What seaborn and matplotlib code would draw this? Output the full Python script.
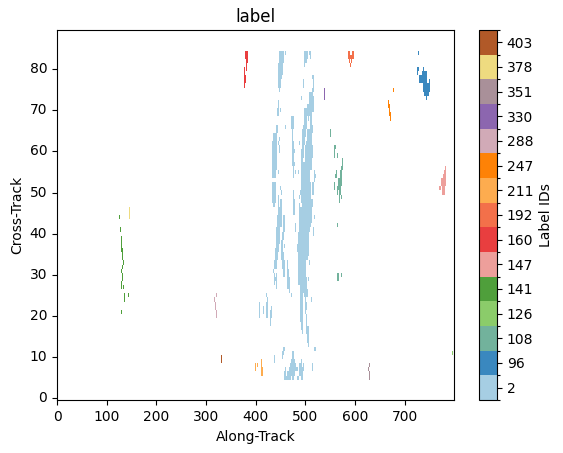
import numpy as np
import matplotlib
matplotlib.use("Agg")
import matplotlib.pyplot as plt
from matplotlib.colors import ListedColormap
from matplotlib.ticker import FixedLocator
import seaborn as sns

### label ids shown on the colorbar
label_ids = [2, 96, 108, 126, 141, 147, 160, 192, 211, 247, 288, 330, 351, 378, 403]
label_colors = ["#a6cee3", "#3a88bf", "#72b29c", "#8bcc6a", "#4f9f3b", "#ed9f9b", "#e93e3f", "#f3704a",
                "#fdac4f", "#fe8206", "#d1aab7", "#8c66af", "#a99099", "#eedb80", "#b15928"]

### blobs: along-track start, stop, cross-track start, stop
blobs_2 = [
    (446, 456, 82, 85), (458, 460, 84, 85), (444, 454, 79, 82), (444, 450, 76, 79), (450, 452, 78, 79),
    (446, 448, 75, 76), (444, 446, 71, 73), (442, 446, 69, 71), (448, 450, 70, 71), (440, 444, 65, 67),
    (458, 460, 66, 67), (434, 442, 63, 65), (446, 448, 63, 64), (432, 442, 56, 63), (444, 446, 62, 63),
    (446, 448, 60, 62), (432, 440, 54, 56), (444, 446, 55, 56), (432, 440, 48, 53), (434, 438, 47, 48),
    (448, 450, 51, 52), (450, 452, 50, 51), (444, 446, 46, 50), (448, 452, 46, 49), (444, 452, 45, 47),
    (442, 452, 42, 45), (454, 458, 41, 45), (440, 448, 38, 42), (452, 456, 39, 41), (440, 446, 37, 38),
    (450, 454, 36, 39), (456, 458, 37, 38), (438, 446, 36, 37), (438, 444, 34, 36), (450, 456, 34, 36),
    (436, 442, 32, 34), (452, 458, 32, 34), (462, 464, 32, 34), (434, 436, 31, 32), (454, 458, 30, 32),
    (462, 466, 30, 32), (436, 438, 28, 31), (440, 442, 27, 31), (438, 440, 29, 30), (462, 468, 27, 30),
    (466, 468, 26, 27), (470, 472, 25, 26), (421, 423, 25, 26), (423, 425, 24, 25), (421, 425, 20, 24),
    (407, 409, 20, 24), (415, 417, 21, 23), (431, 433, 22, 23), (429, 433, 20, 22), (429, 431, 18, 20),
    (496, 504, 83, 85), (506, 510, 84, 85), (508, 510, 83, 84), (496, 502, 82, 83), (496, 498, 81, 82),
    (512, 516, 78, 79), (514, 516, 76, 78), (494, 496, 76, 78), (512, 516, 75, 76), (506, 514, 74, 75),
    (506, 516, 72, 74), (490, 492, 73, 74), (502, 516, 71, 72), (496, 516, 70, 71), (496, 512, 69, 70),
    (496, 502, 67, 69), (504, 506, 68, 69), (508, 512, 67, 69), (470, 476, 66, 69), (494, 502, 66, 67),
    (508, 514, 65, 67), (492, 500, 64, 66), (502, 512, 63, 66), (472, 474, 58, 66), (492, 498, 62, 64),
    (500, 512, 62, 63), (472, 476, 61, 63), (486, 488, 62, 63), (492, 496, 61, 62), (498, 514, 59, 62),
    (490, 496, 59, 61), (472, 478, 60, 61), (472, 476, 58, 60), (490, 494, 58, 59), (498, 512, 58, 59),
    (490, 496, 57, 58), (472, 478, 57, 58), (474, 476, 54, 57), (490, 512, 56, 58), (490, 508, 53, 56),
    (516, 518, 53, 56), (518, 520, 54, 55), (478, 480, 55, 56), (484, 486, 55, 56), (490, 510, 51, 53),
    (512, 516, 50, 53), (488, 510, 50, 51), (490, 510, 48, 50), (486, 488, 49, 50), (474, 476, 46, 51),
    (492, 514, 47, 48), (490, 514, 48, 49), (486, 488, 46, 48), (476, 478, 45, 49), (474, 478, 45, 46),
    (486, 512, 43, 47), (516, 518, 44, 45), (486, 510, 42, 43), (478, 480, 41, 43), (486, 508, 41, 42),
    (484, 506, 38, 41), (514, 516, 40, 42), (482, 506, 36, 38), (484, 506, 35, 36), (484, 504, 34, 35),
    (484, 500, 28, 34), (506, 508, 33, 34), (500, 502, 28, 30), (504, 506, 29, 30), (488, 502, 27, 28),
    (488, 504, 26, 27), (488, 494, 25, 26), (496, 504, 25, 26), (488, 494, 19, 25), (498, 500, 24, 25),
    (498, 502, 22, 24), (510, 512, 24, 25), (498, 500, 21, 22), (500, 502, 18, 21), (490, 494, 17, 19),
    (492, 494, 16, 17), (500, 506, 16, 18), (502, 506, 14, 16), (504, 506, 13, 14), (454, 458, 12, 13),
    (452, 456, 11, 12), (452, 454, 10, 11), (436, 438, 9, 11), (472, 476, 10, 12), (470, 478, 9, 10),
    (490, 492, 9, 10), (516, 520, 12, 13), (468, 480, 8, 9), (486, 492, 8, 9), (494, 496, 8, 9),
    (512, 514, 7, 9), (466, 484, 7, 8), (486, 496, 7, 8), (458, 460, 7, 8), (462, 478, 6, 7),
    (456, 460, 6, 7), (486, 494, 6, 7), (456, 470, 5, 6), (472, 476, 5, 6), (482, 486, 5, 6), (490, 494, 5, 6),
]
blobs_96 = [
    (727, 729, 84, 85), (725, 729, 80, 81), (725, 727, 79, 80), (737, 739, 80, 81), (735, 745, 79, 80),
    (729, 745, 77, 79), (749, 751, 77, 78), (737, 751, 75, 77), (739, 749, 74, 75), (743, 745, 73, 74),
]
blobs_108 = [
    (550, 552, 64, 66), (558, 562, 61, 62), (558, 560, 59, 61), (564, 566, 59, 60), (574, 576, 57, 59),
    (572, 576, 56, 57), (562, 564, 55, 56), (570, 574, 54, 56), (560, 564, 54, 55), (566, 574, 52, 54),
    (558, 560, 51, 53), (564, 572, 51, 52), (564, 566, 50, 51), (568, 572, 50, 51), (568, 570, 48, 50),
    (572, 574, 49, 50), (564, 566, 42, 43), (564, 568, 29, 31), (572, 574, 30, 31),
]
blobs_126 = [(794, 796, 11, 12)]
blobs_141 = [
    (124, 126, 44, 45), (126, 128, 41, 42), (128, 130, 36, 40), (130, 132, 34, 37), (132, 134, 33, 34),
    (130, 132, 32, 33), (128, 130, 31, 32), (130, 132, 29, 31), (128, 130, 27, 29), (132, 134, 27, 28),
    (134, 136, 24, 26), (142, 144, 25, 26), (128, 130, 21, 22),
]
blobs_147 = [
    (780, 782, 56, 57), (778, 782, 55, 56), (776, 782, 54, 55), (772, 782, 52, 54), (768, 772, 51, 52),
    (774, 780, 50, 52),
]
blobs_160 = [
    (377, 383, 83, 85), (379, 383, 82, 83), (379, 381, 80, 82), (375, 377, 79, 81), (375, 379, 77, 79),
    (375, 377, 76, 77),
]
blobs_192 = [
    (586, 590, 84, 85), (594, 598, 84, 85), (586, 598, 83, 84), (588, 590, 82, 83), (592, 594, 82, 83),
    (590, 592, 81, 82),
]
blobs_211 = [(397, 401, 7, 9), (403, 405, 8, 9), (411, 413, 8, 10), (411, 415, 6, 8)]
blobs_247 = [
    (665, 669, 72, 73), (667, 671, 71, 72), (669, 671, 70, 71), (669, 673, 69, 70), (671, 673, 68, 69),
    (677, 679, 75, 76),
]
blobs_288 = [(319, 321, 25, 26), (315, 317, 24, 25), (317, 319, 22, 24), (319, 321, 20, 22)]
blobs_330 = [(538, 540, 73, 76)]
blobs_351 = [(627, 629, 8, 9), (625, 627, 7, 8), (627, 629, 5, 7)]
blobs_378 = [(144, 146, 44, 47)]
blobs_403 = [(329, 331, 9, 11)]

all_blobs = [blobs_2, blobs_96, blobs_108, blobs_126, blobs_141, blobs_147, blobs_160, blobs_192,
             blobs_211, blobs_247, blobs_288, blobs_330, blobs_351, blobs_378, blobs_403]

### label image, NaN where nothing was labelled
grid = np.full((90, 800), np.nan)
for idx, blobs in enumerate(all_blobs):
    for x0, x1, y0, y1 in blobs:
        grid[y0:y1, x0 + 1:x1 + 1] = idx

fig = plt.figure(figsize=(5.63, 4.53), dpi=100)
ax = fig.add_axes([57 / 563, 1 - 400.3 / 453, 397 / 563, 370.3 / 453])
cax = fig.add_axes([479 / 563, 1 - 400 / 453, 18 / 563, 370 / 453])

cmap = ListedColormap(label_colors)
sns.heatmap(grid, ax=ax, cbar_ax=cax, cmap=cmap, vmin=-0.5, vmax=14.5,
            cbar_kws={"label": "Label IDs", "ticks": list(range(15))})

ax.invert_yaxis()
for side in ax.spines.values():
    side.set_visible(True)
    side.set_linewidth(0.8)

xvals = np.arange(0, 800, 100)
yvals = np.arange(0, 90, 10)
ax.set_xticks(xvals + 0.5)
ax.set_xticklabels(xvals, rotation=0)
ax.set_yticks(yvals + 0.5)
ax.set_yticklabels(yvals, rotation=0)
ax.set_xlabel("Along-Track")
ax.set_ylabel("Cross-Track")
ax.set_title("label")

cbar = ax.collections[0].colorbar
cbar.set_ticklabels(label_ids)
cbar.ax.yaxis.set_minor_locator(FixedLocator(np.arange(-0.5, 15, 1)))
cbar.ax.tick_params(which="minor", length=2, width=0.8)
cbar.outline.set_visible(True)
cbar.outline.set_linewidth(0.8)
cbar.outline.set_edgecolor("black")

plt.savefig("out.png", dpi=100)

+++++

**Written problem**
Using the material above, work out how many lines contain the string "matplotlib". Give that number alone.

**Answer in full**
6